After Jack Hack, Government Starts Taking Wireless 'SIM Hijacking' Seriously
from the yeah-maybe-get-on-that dept
Wireless carriers have been under fire for failing to protect their users from the practice of SIM hijacking. The practice involves posing as a wireless customer, then fooling a wireless carrier to port the victim’s cell phone number right out from underneath them, letting the attacker then pose as the customer to potentially devastating effect. Back in February, a man sued T-Mobile for failing to protect his account after a hacker, pretending to be him, ported out his phone number, then managed to use his identity to steal thousands of dollars worth of cryptocoins.
Like the ongoing wireless industry’s location data scandals, the FCC has so far refused to utter so much as modest condemnation of carriers that have failed to protect users.
But with Twitter CEO Jack Dorsey having his Twitter account recently hijacked thanks to SIM hijacking, the government appears to have finally gotten the message that we have a bit of a problem.
For example, the FBI issued a warning last month to its private industry partners, noting that two-factor authentication can be bypassed thanks to the hacks:
“The FBI has observed cyber actors circumventing multi-factor authentication through common social engineering and technical attacks,” the FBI wrote in a Private Industry Notification (PIN) sent out on September 17. The FBI made it very clear that its alert should be taken only as a precaution, and not an attack on the efficiency of MFA, which the agency still recommends.
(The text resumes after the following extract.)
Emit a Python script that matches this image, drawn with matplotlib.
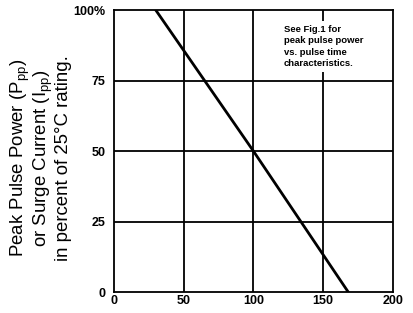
import matplotlib
matplotlib.use("Agg")
import matplotlib.pyplot as plt

# derating curve (temperature vs percent of 25C rating)
temp = [30, 100, 168]
rating = [100, 50, 0]

x_ticks = [0, 50, 100, 150, 200]
y_ticks = [0, 25, 50, 75, 100]
y_labels = ["0", "25", "50", "75", "100%"]

plt.rcParams['font.family'] = ['Liberation Sans', 'DejaVu Sans']
plt.rcParams['mathtext.default'] = 'regular'

fig = plt.figure(figsize=(4.14, 3.13), dpi=100)
ax = fig.add_axes([0.275, 0.067, 0.674, 0.901])

ax.set_xlim(0, 200)
ax.set_ylim(0, 100)

for x in x_ticks[1:-1]:
    ax.axvline(x, color='black', lw=1.3, zorder=1)
for y in y_ticks[1:-1]:
    ax.axhline(y, color='black', lw=1.3, zorder=1)

ax.plot(temp, rating, color='black', lw=2, zorder=3)

ax.text(122, 94.8, "See Fig.1 for\npeak pulse power\nvs. pulse time\ncharacteristics.",
        fontsize=6.8, fontweight='bold', va='top', ha='left', linespacing=1.35,
        bbox=dict(facecolor='white', edgecolor='none', pad=3), zorder=2)

ax.set_xticks(x_ticks)
ax.set_yticks(y_ticks)
ax.set_yticklabels(y_labels)
ax.tick_params(length=0, labelsize=9)
ax.tick_params(axis='x', pad=2)
ax.tick_params(axis='y', pad=6)
for lbl in ax.get_xticklabels() + ax.get_yticklabels():
    lbl.set_fontweight('bold')

for s in ax.spines.values():
    s.set_linewidth(1.3)
    s.set_color('black')

fig.text(0.097, 0.495,
         "Peak Pulse Power (P$_{pp}$)\nor Surge Current (I$_{pp}$)\nin percent of 25\u00b0C rating.",
         rotation=90, ha='center', va='center', fontsize=13.4, linespacing=1.0)

fig.savefig("out.png", dpi=100)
The FBI still recommends that companies use MFA.
Carriers, for their part, don’t much like to publicly talk about the problem. In part because it’s frequently their employees who are helping to facilitate the scams for a little money on the side. Identity thieves use SIM hijacking to do everything from cleaning out bank accounts, to stealing valuable Instagram usernames and selling them for Bitcoin. The process isn’t particularly complicated, and more often than not involves the social engineering of a cellular carrier’s support employees. Until the Dorsey hack, their refrain has been this is a small problem that’s very unique. It’s not.
There are some steps users can take, including changing passwords frequently. T-Mobile users can also, for example, call 611 from your cellphone (or 1-800-937-8997), then tell a support staffer that you want to create a ?port validation? passcode (here’s a guide for other carriers). Still, like the SS7 wireless exploit that has been in the wild for years, it’s clear wireless carriers might want to spend a little less time on mindless mergers and consolidation, killing net neutrality, and jacking up prices, and a little more time training their employees and protecting their customers from security threats.